We approach Jawhariyyeh’s seven albums as a rare opportunity. They provide us with a chance to collaboratively examine an indigenously-composed visual compendium to Palestine during the late Ottoman and Mandate period. It is a visual compendium composed as a documentary project and a self-consciously—and at times, self-reflective—historical project. Therefore, we have an opportunity to encounter a Palestinian spectator. It may be rightly observed that Jawhariyyeh’s images of the “Palestinian” was saturated with his own class, gendered, and geographic prejudices and assumptions. Compressing Jawhariyyeh’s prejudices into a national subject, however, may be productive in revealing a composite of the “Palestinian spectator,” who functions as a compendium of a number of subject positions (male, female, peasant, bourgeois, Christian, Muslim, etc.) just as these albums themselves are multifaceted, allowing many competing subjectivities to emerge.
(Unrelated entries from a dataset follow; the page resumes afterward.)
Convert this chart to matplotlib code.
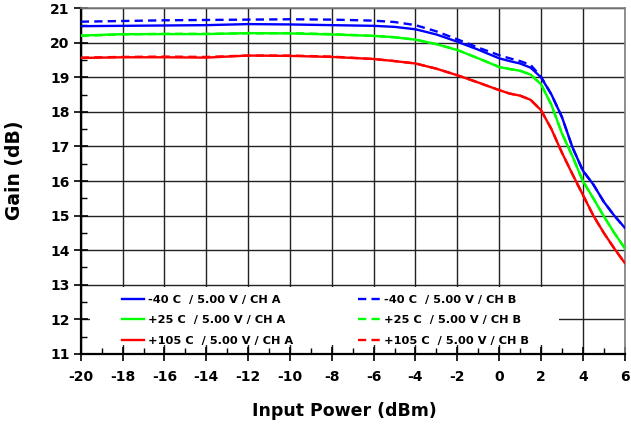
import matplotlib
matplotlib.use("Agg")
from matplotlib import pyplot as plt
from matplotlib.patches import Rectangle
from matplotlib.ticker import MultipleLocator

# input power (dBm)
pin = [-20, -18, -16, -14, -12, -10, -8, -6, -5, -4, -3, -2, -1, 0, 0.5, 1, 1.5, 2,
       2.5, 3, 3.5, 4, 4.5, 5, 5.5, 6]

# gain (dB), channel A
gain_m40_a = [20.48, 20.49, 20.50, 20.51, 20.54, 20.53, 20.51, 20.49, 20.46, 20.39, 20.24, 20.03,
              19.80, 19.55, 19.47, 19.40, 19.28, 19.00, 18.50, 17.85, 16.98, 16.30, 15.90, 15.40,
              15.00, 14.65]
gain_25_a = [20.21, 20.25, 20.25, 20.25, 20.28, 20.27, 20.24, 20.20, 20.16, 20.09, 19.96, 19.79,
             19.55, 19.30, 19.24, 19.19, 19.08, 18.80, 18.20, 17.38, 16.72, 16.00, 15.50, 14.98,
             14.50, 14.06]
gain_105_a = [19.56, 19.58, 19.58, 19.57, 19.63, 19.62, 19.59, 19.53, 19.47, 19.40, 19.25, 19.06,
              18.85, 18.63, 18.53, 18.47, 18.35, 18.05, 17.50, 16.82, 16.20, 15.60, 15.00, 14.50,
              14.05, 13.63]

# gain (dB), channel B
gain_m40_b = [20.61, 20.63, 20.65, 20.66, 20.67, 20.68, 20.67, 20.64, 20.60, 20.51, 20.33, 20.10,
              19.86, 19.64, 19.55, 19.47, 19.36, 19.02, 18.50, 17.85, 16.98, 16.30, 15.90, 15.40,
              15.00, 14.65]
gain_25_b = [20.20, 20.24, 20.26, 20.26, 20.27, 20.28, 20.25, 20.20, 20.16, 20.09, 19.96, 19.79,
             19.55, 19.30, 19.24, 19.19, 19.08, 18.80, 18.20, 17.38, 16.72, 16.00, 15.50, 14.98,
             14.50, 14.06]
gain_105_b = [19.57, 19.59, 19.60, 19.59, 19.63, 19.63, 19.60, 19.53, 19.47, 19.40, 19.25, 19.06,
              18.85, 18.63, 18.53, 18.47, 18.35, 18.05, 17.50, 16.82, 16.20, 15.60, 15.00, 14.50,
              14.05, 13.63]

labels_a = ["-40 C  / 5.00 V / CH A", "+25 C  / 5.00 V / CH A", "+105 C  / 5.00 V / CH A"]
labels_b = ["-40 C  / 5.00 V / CH B", "+25 C  / 5.00 V / CH B", "+105 C  / 5.00 V / CH B"]
colors = ["#0000ff", "#00ff00", "#ff0000"]

plt.rcParams["font.family"] = "DejaVu Sans"
plt.rcParams["font.weight"] = "bold"
plt.rcParams["axes.unicode_minus"] = False

fig = plt.figure(figsize=(6.31, 4.32), dpi=100)
ax = fig.add_axes([0.128, 0.181, 0.862, 0.8])

series_a = [gain_m40_a, gain_25_a, gain_105_a]
series_b = [gain_m40_b, gain_25_b, gain_105_b]
for g, lab, c in zip(series_a, labels_a, colors):
    ax.plot(pin, g, color=c, lw=1.7, label=lab, zorder=4)
for g, lab, c in zip(series_b, labels_b, colors):
    ax.plot(pin, g, color=c, lw=1.7, ls=(0, (3.5, 2.2)), label=lab, zorder=3)

ax.set_xlim(-20, 6)
ax.set_ylim(11, 21)
ax.xaxis.set_major_locator(MultipleLocator(2))
ax.xaxis.set_minor_locator(MultipleLocator(1))
ax.yaxis.set_major_locator(MultipleLocator(1))
ax.yaxis.set_minor_locator(MultipleLocator(0.5))
ax.grid(True, which="major", color="#222222", lw=1.0)
ax.tick_params(which="major", direction="inout", length=10, width=1.2, labelsize=10)
ax.tick_params(axis="x", which="major", pad=7)
ax.tick_params(axis="y", which="major", pad=3)
ax.tick_params(which="minor", direction="in", length=4, width=1.0)
for lbl in ax.get_xticklabels() + ax.get_yticklabels():
    lbl.set_fontweight("bold")

for s in ["left", "bottom"]:
    ax.spines[s].set_linewidth(1.6)
    ax.spines[s].set_color("black")
for s in ["top", "right"]:
    ax.spines[s].set_linewidth(1.2)
    ax.spines[s].set_color("#808080")

ax.set_xlabel("Input Power (dBm)", fontsize=12.5, fontweight="bold", va="center")
ax.set_ylabel("Gain (dB)", fontsize=13.5, fontweight="bold", va="center")
ax.xaxis.set_label_coords(0.484, -0.165)
ax.yaxis.set_label_coords(-0.121, 0.532)

# white box behind the legend hides the grid there
ax.add_patch(Rectangle((0.0165, 0.026), 0.862, 0.168, transform=ax.transAxes,
                       facecolor="white", edgecolor="none", zorder=2))

leg = ax.legend(loc="upper left", bbox_to_anchor=(0.075, 0.17), ncol=2, frameon=False,
                fontsize=8.2, handlelength=2.0, handletextpad=0.3, labelspacing=0.9,
                columnspacing=5.7, borderpad=0, borderaxespad=0)
leg.set_zorder(5)
for t in leg.get_texts():
    t.set_fontweight("bold")

fig.savefig("out.png", dpi=100)
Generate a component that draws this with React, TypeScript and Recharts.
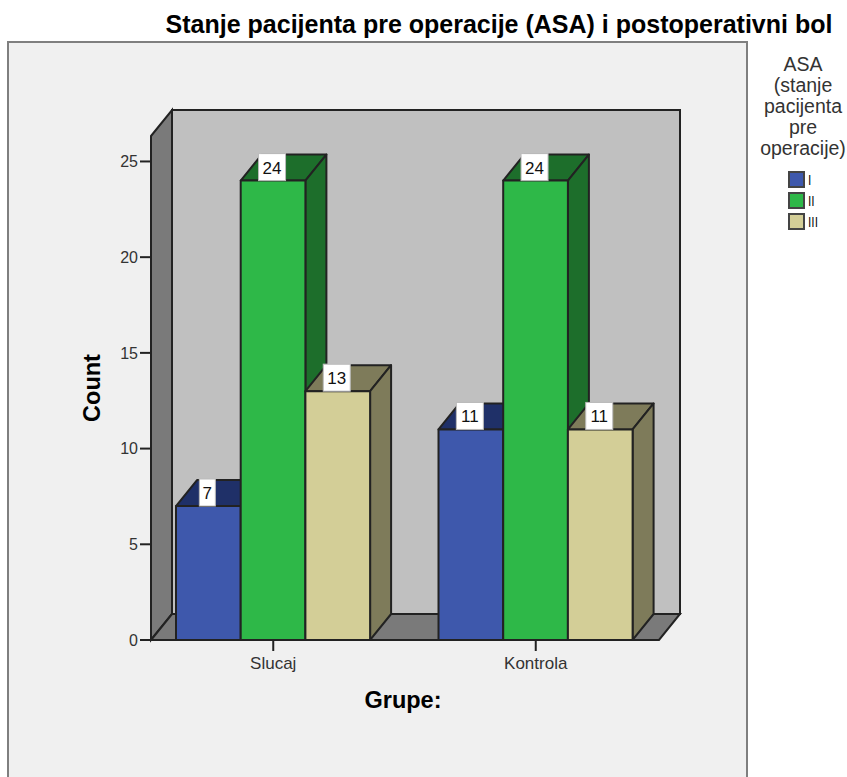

Despite the differences in our own approaches, in our journey through Jawhariyyeh’s albums each of us encountered the Palestinian as an active and mindful national, class, and gendered subject or “spectator,” not as a displaced subject of history whose relationship to the photograph is one of nostalgia and passivity. We found a complex transhistorical subject, who cohabitates temporalities of a regime of visuality (now and then) that understands Palestine not as a historical bygone but as a lived and living social fact. More simply put, this book offers a popular history of the Palestinian subject, of Palestinian photography, and of Mandate Palestine (especially centered around its historical capital, Jerusalem) as emerging through the visual archive that connects them. It is a popular history that writes Palestinians back into the history, as Amilcar Cabral would say, back into the history of Palestine and the photography of it.